Youngstown State University is once again wracked with uncertainty, and there seems to be one man to blame — Randy Dunn. With Dunn signing his contract for the president position at Southern Illinois University Carbondale, YSU will find itself with a substantial hole among its senior administrators, a presidential-sized one.
“YSU is not a stepping stone for me,” Dunn said in an interview with The Jambar in May. “I am going to work hard and be very visible and active in advancing YSU in those directions where we can come together.”
Randy Dunn was far from visible early this week. He canceled his appearance at Crash Day; he declined to return and answer our calls on Sunday; he failed to contact Ron Cole, the university’s public information officer, and Shannon Tirone, chief of staff, on Sunday or Monday — he seemed to have all but vanished.
In a press conference after an emergency meeting of the Board of Trustees, however, Dunn said that he didn’t tell anyone because SIU was running a “closed and wholly confidential” search for its next president.
These happenings aren’t exactly unprecedented, though they are certainly still shocking. This is not the first university where Dunn used a drop of subterfuge. Dunn’s contract was not renewed at Murray State University — his last university — because he had been sending applications for other positions during his tenure. In hindsight, the signs were there.
“As … we build on our successes, I hope that will provide me an opportunity for a long enough ‘run’ at the university to have people say that I made a difference and serve the school — and the region — well,” Dunn said in the same interview in May.
During his seven-month tenure, Dunn has certainly served long enough to make a difference — long enough to waste university funds on his search committee, his move, and his salary. Whether or not he served the school and the region, well that is another story. Now the university will have to expend funds on a new search. Hopefully, this next president will have a longer shelf life.
At the Board of Trustees meeting on Monday, Dunn submitted his written resignation and will leave office on August 16. In his press conference, Dunn made it clear that he did not accept the job with the intention of it being a stepping stone. Still, it feels that way; it’s simply a hard pill to swallow.

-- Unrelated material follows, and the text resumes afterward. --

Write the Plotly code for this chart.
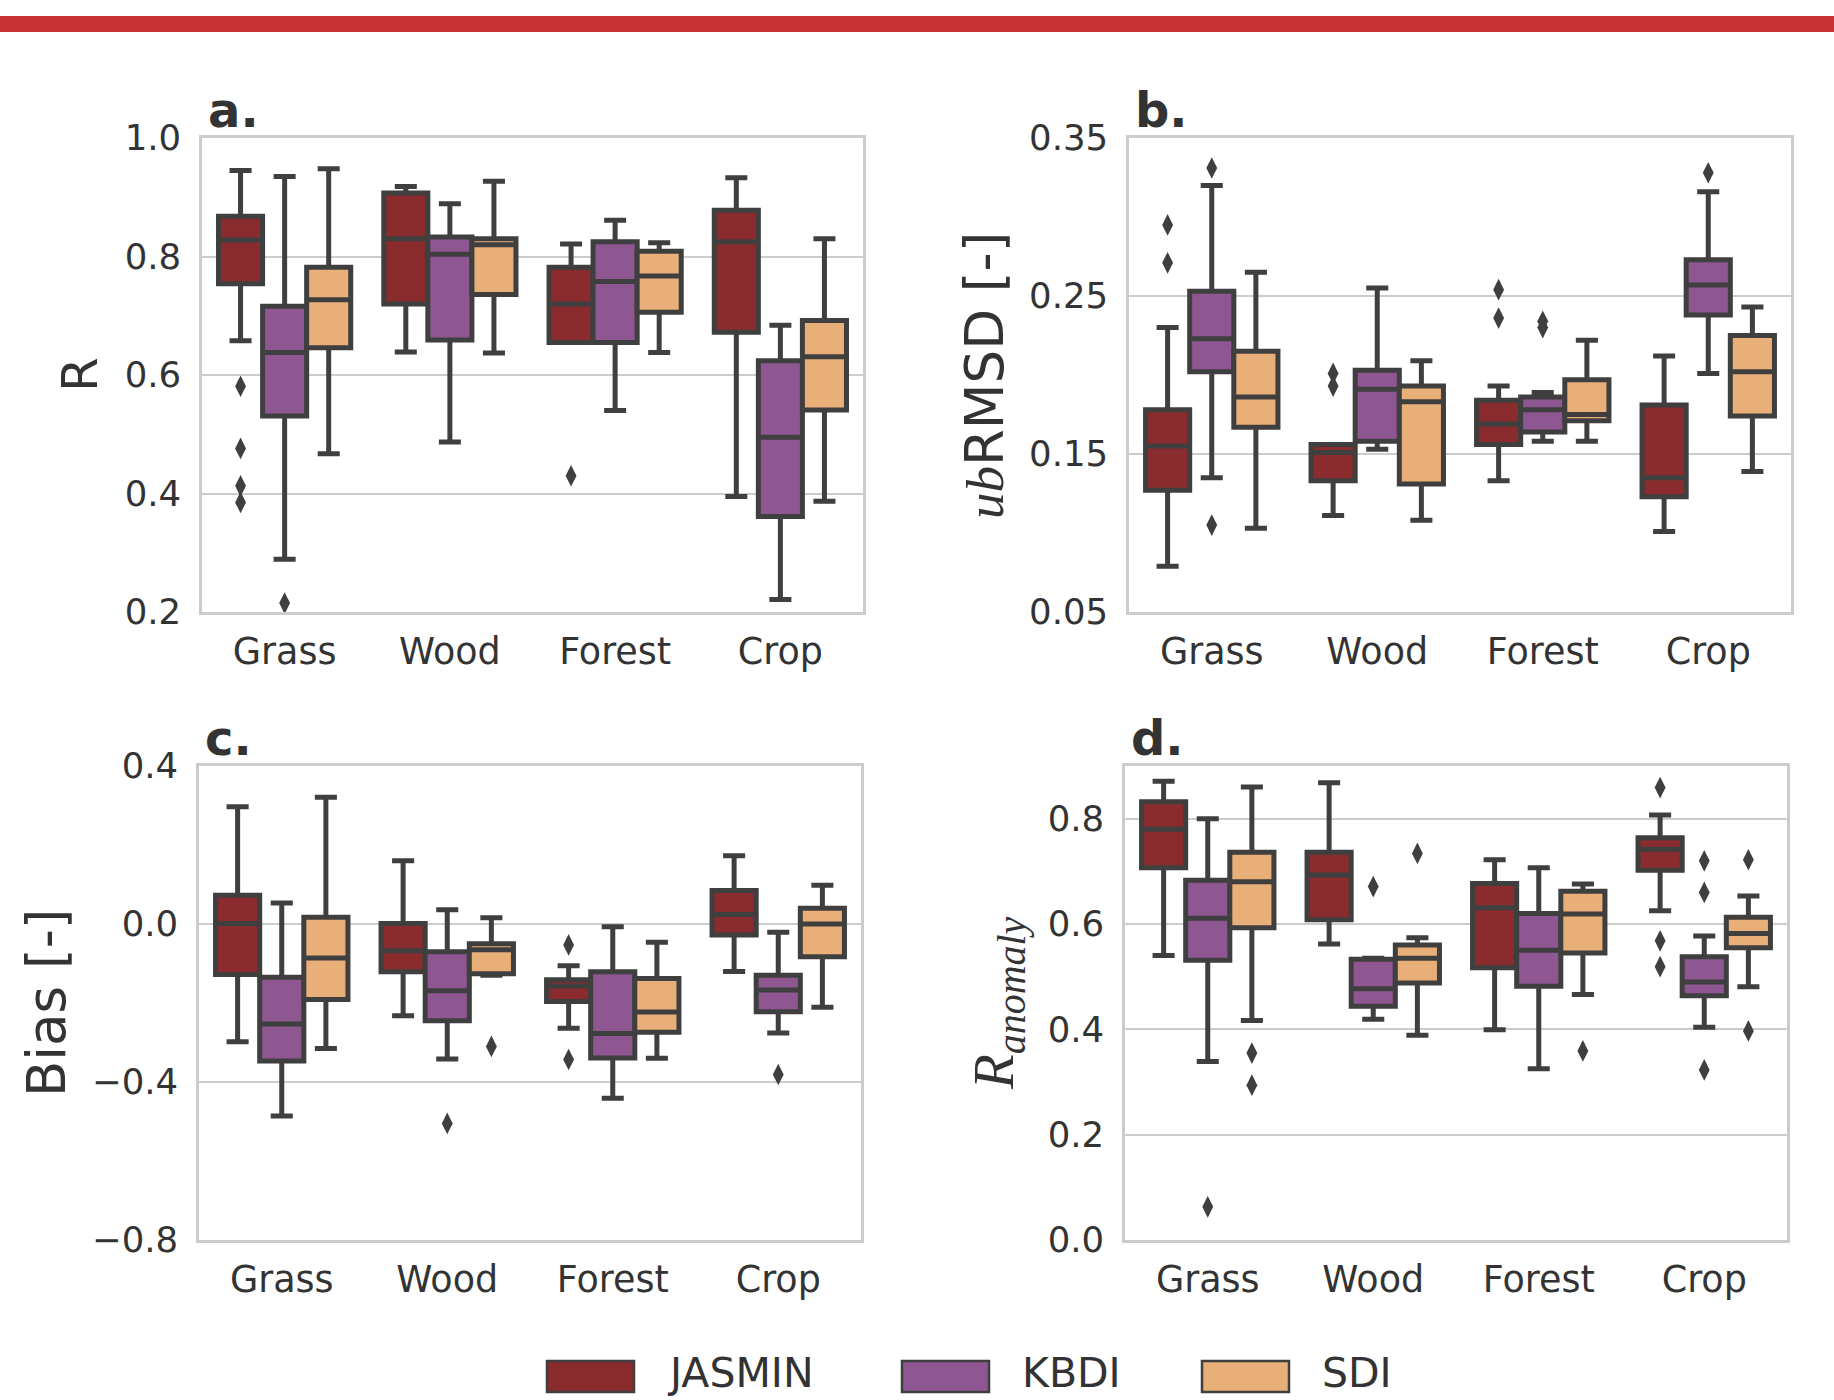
import plotly.graph_objects as go

W, H = 1834, 1400

CATEGORIES = ["Grass", "Wood", "Forest", "Crop"]
MODELS = ["JASMIN", "KBDI", "SDI"]
COLORS = ["#8a2c2e", "#8f5792", "#e9af79"]

# ---- panel a: R  (rows: JASMIN, KBDI, SDI; columns: categories)
R_LOW = [[0.658, 0.639, 0.655, 0.395], [0.289, 0.487, 0.540, 0.221], [0.467, 0.637, 0.638, 0.387]]
R_Q1 = [[0.754, 0.720, 0.655, 0.672], [0.531, 0.659, 0.655, 0.361], [0.646, 0.736, 0.706, 0.541]]
R_MED = [[0.828, 0.830, 0.720, 0.825], [0.638, 0.804, 0.758, 0.495], [0.727, 0.820, 0.767, 0.631]]
R_Q3 = [[0.868, 0.907, 0.782, 0.878], [0.716, 0.833, 0.825, 0.624], [0.782, 0.830, 0.809, 0.692]]
R_HIGH = [[0.945, 0.918, 0.821, 0.933], [0.935, 0.889, 0.861, 0.684], [0.948, 0.927, 0.823, 0.830]]
R_OUT = [
    [[0.581, 0.476, 0.413, 0.385], [], [0.430], []],
    [[0.215], [], [], []],
    [[], [], [], []],
]

# ---- panel b: ubRMSD
U_LOW = [[0.079, 0.111, 0.133, 0.101], [0.135, 0.153, 0.158, 0.201], [0.103, 0.108, 0.158, 0.139]]
U_Q1 = [[0.127, 0.133, 0.156, 0.123], [0.202, 0.158, 0.164, 0.238], [0.167, 0.131, 0.171, 0.174]]
U_MED = [[0.155, 0.151, 0.169, 0.135], [0.223, 0.191, 0.178, 0.257], [0.186, 0.183, 0.175, 0.202]]
U_Q3 = [[0.178, 0.156, 0.184, 0.181], [0.253, 0.203, 0.186, 0.273], [0.215, 0.193, 0.197, 0.225]]
U_HIGH = [[0.230, 0.156, 0.193, 0.212], [0.320, 0.255, 0.189, 0.316], [0.265, 0.209, 0.222, 0.243]]
U_OUT = [
    [[0.295, 0.271], [0.201, 0.193], [0.254, 0.236], []],
    [[0.331, 0.105], [], [0.234, 0.230], [0.328]],
    [[], [], [], []],
]

# ---- panel c: Bias
B_LOW = [[-0.298, -0.232, -0.264, -0.120], [-0.486, -0.342, -0.441, -0.276], [-0.315, -0.130, -0.340, -0.211]]
B_Q1 = [[-0.128, -0.121, -0.196, -0.028], [-0.347, -0.245, -0.339, -0.222], [-0.191, -0.126, -0.274, -0.083]]
B_MED = [[0.001, -0.068, -0.157, 0.024], [-0.253, -0.169, -0.277, -0.167], [-0.086, -0.065, -0.223, 0.000]]
B_Q3 = [[0.073, 0.001, -0.141, 0.085], [-0.135, -0.070, -0.121, -0.130], [0.017, -0.050, -0.138, 0.040]]
B_HIGH = [[0.297, 0.160, -0.106, 0.173], [0.053, 0.036, -0.007, -0.021], [0.321, 0.016, -0.046, 0.098]]
B_OUT = [
    [[], [], [-0.053, -0.343], []],
    [[], [-0.505], [], [-0.381]],
    [[], [-0.310], [], []],
]

# ---- panel d: R anomaly
A_LOW = [[0.540, 0.562, 0.399, 0.625], [0.339, 0.419, 0.325, 0.404], [0.417, 0.389, 0.466, 0.481]]
A_Q1 = [[0.707, 0.608, 0.517, 0.702], [0.531, 0.444, 0.482, 0.464], [0.593, 0.488, 0.545, 0.555]]
A_MED = [[0.780, 0.693, 0.631, 0.742], [0.611, 0.477, 0.550, 0.490], [0.680, 0.535, 0.619, 0.582]]
A_Q3 = [[0.832, 0.736, 0.677, 0.764], [0.683, 0.533, 0.620, 0.538], [0.736, 0.560, 0.662, 0.613]]
A_HIGH = [[0.871, 0.868, 0.722, 0.807], [0.800, 0.535, 0.707, 0.577], [0.860, 0.574, 0.676, 0.653]]
A_OUT = [
    [[], [], [], [0.859, 0.568, 0.519]],
    [[0.063], [0.671], [], [0.720, 0.660, 0.323]],
    [[0.355, 0.294], [0.734], [0.359], [0.722, 0.397]],
]

R_TICKS = [0.2, 0.4, 0.6, 0.8, 1.0]
U_TICKS = [0.05, 0.15, 0.25, 0.35]
B_TICKS = [-0.8, -0.4, 0.0, 0.4]
A_TICKS = [0.0, 0.2, 0.4, 0.6, 0.8]

EDGE = "#3f3f3f"
GRID = "#cccccc"
TXT = "#333333"
FONT = "DejaVu Sans"


def px_x(p):
    return p / W


def px_y(p):
    return 1 - p / H


panels = [
    dict(ax="", low=R_LOW, q1=R_Q1, med=R_MED, q3=R_Q3, high=R_HIGH, out=R_OUT,
         xd=(202, 863), yd=(138, 612), rng=(0.2, 1.0), ticks=R_TICKS, fmt="{:.1f}",
         letter="a.", title="R", tx=80, tsize=50),
    dict(ax="2", low=U_LOW, q1=U_Q1, med=U_MED, q3=U_Q3, high=U_HIGH, out=U_OUT,
         xd=(1129, 1791), yd=(138, 612), rng=(0.05, 0.35), ticks=U_TICKS, fmt="{:.2f}",
         letter="b.",
         title="<span style='font-family:Liberation Serif'><i>ub</i></span>RMSD [-]",
         tx=985, tsize=53),
    dict(ax="3", low=B_LOW, q1=B_Q1, med=B_MED, q3=B_Q3, high=B_HIGH, out=B_OUT,
         xd=(199, 861), yd=(766, 1240), rng=(-0.8, 0.4), ticks=B_TICKS, fmt="{:.1f}",
         letter="c.", title="Bias [-]", tx=46, tsize=53),
    dict(ax="4", low=A_LOW, q1=A_Q1, med=A_MED, q3=A_Q3, high=A_HIGH, out=A_OUT,
         xd=(1125, 1787), yd=(766, 1240), rng=(0.0, 0.9), ticks=A_TICKS, fmt="{:.1f}",
         letter="d.",
         title="<span style='font-family:Liberation Serif'><i>R</i><sub><i>anomaly</i></sub></span>",
         tx=998, tsize=57),
]

fig = go.Figure()
BW = 0.8 / 3
annotations = []
shapes = []

for p in panels:
    xa = "x" + p["ax"]
    ya = "y" + p["ax"]
    for k, model in enumerate(MODELS):
        xs = [i + (k - 1) * BW for i in range(len(CATEGORIES))]
        fig.add_trace(go.Box(
            x=xs, q1=p["q1"][k], median=p["med"][k], q3=p["q3"][k],
            lowerfence=p["low"][k], upperfence=p["high"][k],
            width=BW, whiskerwidth=0.5,
            fillcolor=COLORS[k], line=dict(color=EDGE, width=5),
            boxpoints=False, name=model, showlegend=False, hoverinfo="skip",
            xaxis=xa, yaxis=ya,
        ))
        ox, oy = [], []
        for i, vals in enumerate(p["out"][k]):
            for v in vals:
                ox.append(xs[i])
                oy.append(v)
        if ox:
            fig.add_trace(go.Scatter(
                x=ox, y=oy, mode="markers",
                marker=dict(symbol="diamond-tall", size=15.5, color=EDGE),
                showlegend=False, hoverinfo="skip", xaxis=xa, yaxis=ya,
            ))
    xkey = "xaxis" + p["ax"]
    ykey = "yaxis" + p["ax"]
    fig.layout[xkey] = dict(
        domain=[px_x(p["xd"][0]), px_x(p["xd"][1])], anchor=ya,
        range=[-0.5, len(CATEGORIES) - 0.5], automargin=False,
        tickmode="array", tickvals=list(range(len(CATEGORIES))), ticktext=CATEGORIES,
        showgrid=False, zeroline=False, showline=True, mirror=True,
        linecolor=GRID, linewidth=2.5, ticks="", ticklabelstandoff=5,
        tickfont=dict(family=FONT, size=36.5, color=TXT),
    )
    fig.layout[ykey] = dict(
        domain=[px_y(p["yd"][1]), px_y(p["yd"][0])], anchor=xa,
        range=list(p["rng"]), automargin=False,
        tickmode="array", tickvals=p["ticks"],
        ticktext=[p["fmt"].format(t).replace("-", "\u2212") for t in p["ticks"]],
        showgrid=True, gridcolor=GRID, gridwidth=2, zeroline=False,
        showline=True, mirror=True, linecolor=GRID, linewidth=2.5,
        ticks="", ticklabelstandoff=11,
        tickfont=dict(family=FONT, size=35.5, color=TXT),
    )
    # panel letter
    annotations.append(dict(
        text="<b>" + p["letter"] + "</b>", xref="paper", yref="paper",
        x=px_x(p["xd"][0] + 4), y=px_y(p["yd"][0] + 2), xanchor="left", yanchor="bottom",
        showarrow=False, font=dict(family=FONT, size=48, color=TXT),
    ))
    # y title
    annotations.append(dict(
        text=p["title"], xref="paper", yref="paper",
        x=px_x(p["tx"]), y=px_y((p["yd"][0] + p["yd"][1]) / 2),
        xanchor="center", yanchor="middle", textangle=-90,
        showarrow=False, font=dict(family=FONT, size=p["tsize"], color=TXT),
    ))

# top red band
shapes.append(dict(type="rect", xref="paper", yref="paper",
                   x0=0, x1=1, y0=px_y(32), y1=px_y(16),
                   fillcolor="#c83232", line=dict(width=0), layer="above"))

# legend
LEG_PATCH_X = [547, 902, 1202]
for k, model in enumerate(MODELS):
    x0 = LEG_PATCH_X[k]
    shapes.append(dict(type="rect", xref="paper", yref="paper",
                       x0=px_x(x0), x1=px_x(x0 + 87), y0=px_y(1392), y1=px_y(1361),
                       fillcolor=COLORS[k], line=dict(color=EDGE, width=2.5)))
    annotations.append(dict(
        text=model, xref="paper", yref="paper",
        x=px_x(x0 + 118), y=px_y(1373), xanchor="left", yanchor="middle",
        showarrow=False, font=dict(family=FONT, size=41, color=TXT),
    ))

fig.update_layout(
    width=W, height=H, margin=dict(l=0, r=0, t=0, b=0, pad=0),
    paper_bgcolor="white", plot_bgcolor="white",
    boxmode="overlay", showlegend=False,
    annotations=annotations, shapes=shapes,
)

fig.write_html("out.html", config={"displayModeBar": False},
               post_script="document.body.style.margin='0';document.body.style.overflow='hidden';")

Why, though, would the YSU community want to keep a president who will receive only spite from most of the community? It would be preferable to elect an interim president – out with the old guard, in with the new.
YSU is a school in the midst of transition: our community is a post-industrial town that is just now on the brink of recovery, becoming an advanced manufacturing and research hub; YSU is beginning to reverse the trend of slumping enrollment; and, YSU is returning to its prominent position among the nation’s many engineering schools.
All things considered, the dawn is finally rising on Youngstown’s long night, and Dunn — you’re missing out. Though it may seem that not even the board knows where to go from here, with the promise of no provost, no vice president of finance, and no president soon, Youngstown is a city that has endured its fair share of hardships, and we will certainly endure one more. We may even come out better for it.